§ WHAT YOU WILL DO:
Repeat the lines below exactly as written, please, from the line with "Reproduce this chart with matplotlib." to the line with "from matplotlib.patches import Rectangle", both lines included, and no others.

§ RAW RECORDS:
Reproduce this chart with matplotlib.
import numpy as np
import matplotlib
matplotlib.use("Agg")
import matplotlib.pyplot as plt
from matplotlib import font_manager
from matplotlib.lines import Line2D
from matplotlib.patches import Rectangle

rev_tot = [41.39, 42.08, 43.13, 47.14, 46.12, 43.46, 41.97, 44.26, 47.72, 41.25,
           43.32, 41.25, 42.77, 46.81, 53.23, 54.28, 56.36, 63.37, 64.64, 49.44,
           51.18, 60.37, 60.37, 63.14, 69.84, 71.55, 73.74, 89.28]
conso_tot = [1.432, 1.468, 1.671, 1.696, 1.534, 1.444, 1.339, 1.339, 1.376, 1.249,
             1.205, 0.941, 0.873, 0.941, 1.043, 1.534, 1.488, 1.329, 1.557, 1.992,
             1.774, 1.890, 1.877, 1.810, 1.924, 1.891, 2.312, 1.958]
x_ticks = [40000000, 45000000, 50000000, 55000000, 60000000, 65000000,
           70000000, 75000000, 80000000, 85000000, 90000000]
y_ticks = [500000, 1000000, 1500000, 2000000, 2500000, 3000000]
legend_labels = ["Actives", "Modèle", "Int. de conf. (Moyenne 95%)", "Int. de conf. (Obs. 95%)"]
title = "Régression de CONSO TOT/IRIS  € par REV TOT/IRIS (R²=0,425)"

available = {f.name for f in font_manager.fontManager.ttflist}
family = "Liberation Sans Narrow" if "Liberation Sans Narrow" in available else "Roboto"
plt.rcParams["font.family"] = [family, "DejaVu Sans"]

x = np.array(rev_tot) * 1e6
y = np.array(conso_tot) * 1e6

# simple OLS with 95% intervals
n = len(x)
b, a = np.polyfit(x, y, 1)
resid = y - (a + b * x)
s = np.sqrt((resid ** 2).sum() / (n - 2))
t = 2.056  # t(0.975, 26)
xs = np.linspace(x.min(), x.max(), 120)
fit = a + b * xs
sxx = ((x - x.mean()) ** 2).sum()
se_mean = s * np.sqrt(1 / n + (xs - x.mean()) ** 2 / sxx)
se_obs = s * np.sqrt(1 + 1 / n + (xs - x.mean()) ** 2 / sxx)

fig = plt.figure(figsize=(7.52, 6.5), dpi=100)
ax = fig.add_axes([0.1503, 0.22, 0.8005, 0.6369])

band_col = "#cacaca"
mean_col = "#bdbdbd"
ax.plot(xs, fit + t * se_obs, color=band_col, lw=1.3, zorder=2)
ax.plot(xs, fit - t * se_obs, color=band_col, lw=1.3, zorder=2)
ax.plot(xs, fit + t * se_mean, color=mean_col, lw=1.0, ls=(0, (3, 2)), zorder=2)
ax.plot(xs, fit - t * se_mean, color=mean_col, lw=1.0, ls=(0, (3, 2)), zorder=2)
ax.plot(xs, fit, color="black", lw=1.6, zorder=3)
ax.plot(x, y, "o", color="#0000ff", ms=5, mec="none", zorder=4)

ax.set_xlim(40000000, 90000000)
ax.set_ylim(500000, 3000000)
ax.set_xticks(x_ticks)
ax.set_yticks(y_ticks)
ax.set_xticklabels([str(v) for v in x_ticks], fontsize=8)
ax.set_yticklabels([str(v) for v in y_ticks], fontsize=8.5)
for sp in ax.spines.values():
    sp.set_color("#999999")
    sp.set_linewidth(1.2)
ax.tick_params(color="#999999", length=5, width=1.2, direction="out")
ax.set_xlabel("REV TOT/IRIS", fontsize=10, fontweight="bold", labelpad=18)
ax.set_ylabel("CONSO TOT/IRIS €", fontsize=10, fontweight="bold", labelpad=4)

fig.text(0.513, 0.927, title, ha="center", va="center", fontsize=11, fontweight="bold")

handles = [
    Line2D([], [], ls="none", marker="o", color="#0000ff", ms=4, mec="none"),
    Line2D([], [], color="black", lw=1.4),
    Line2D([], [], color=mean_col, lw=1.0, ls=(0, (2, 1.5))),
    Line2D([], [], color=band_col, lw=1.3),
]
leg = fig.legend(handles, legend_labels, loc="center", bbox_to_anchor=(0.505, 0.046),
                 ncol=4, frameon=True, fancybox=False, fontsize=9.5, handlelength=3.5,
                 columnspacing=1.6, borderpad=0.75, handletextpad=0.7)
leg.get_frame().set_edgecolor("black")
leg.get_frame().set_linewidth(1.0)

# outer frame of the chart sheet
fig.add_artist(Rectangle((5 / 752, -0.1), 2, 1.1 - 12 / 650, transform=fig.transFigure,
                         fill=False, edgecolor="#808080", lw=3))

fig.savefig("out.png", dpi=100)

...

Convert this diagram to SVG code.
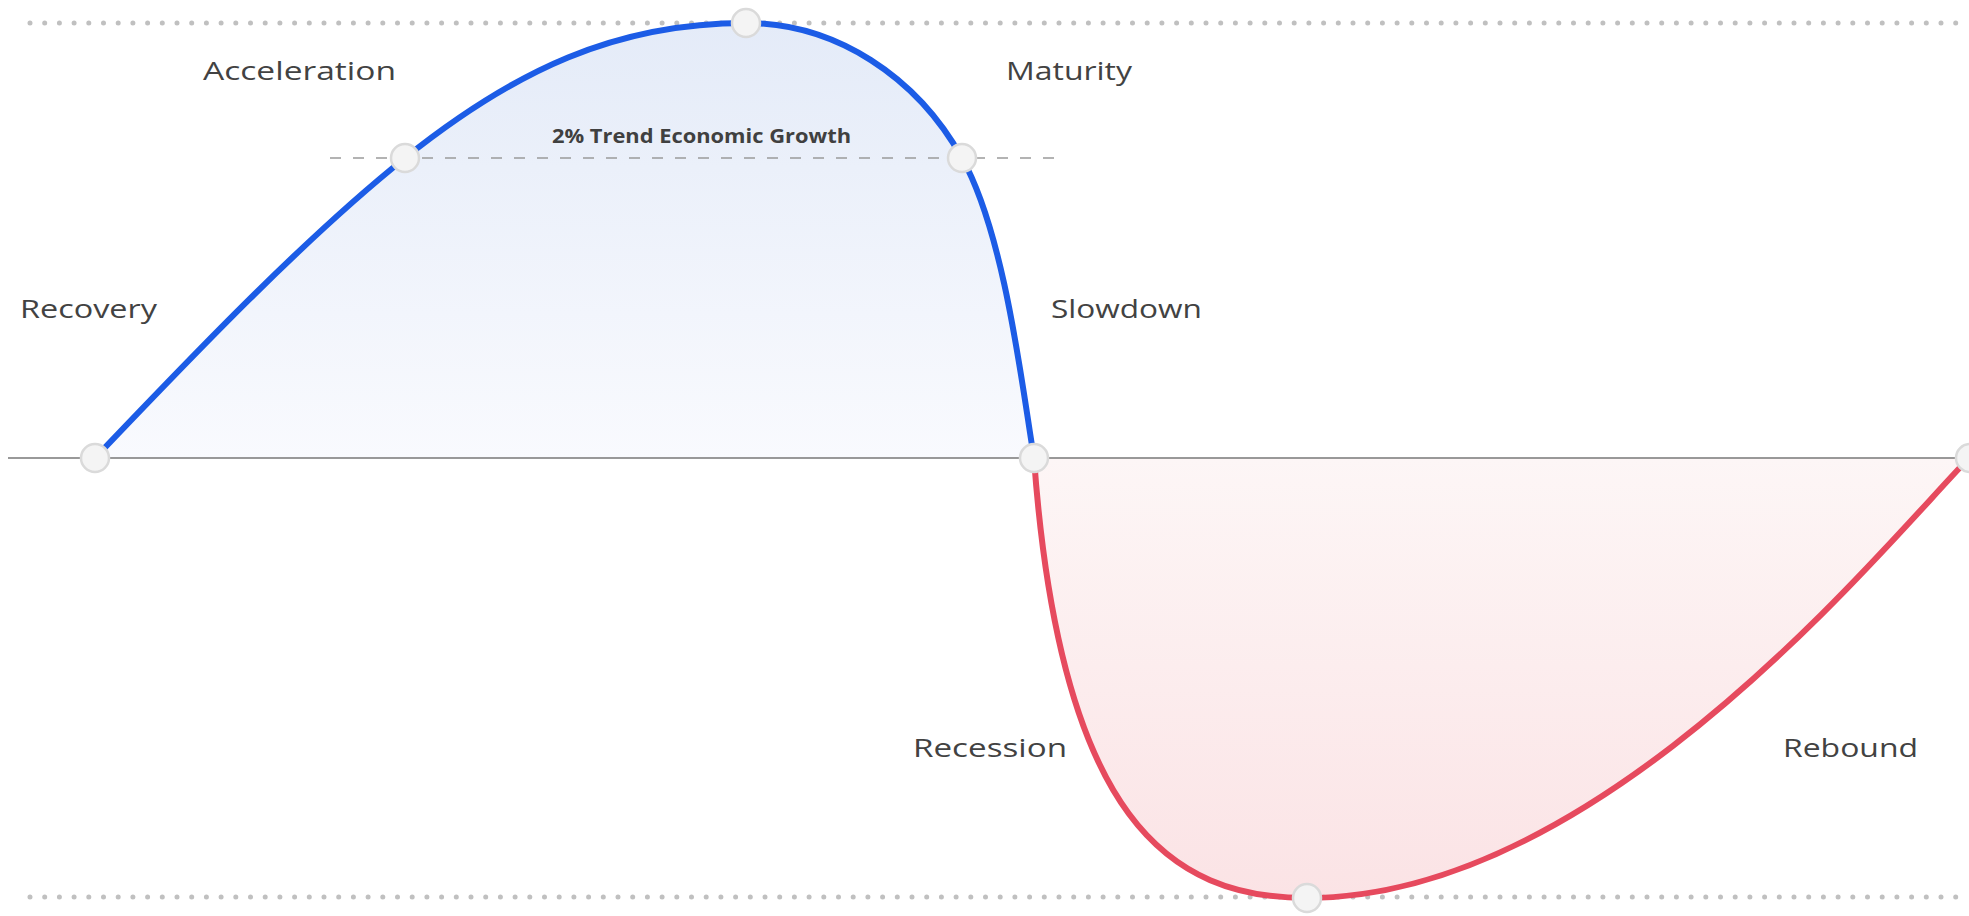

§ OUTPUT OF THE TASK:
Reproduce this chart with matplotlib.
import numpy as np
import matplotlib
matplotlib.use("Agg")
import matplotlib.pyplot as plt
from matplotlib import font_manager
from matplotlib.lines import Line2D
from matplotlib.patches import Rectangle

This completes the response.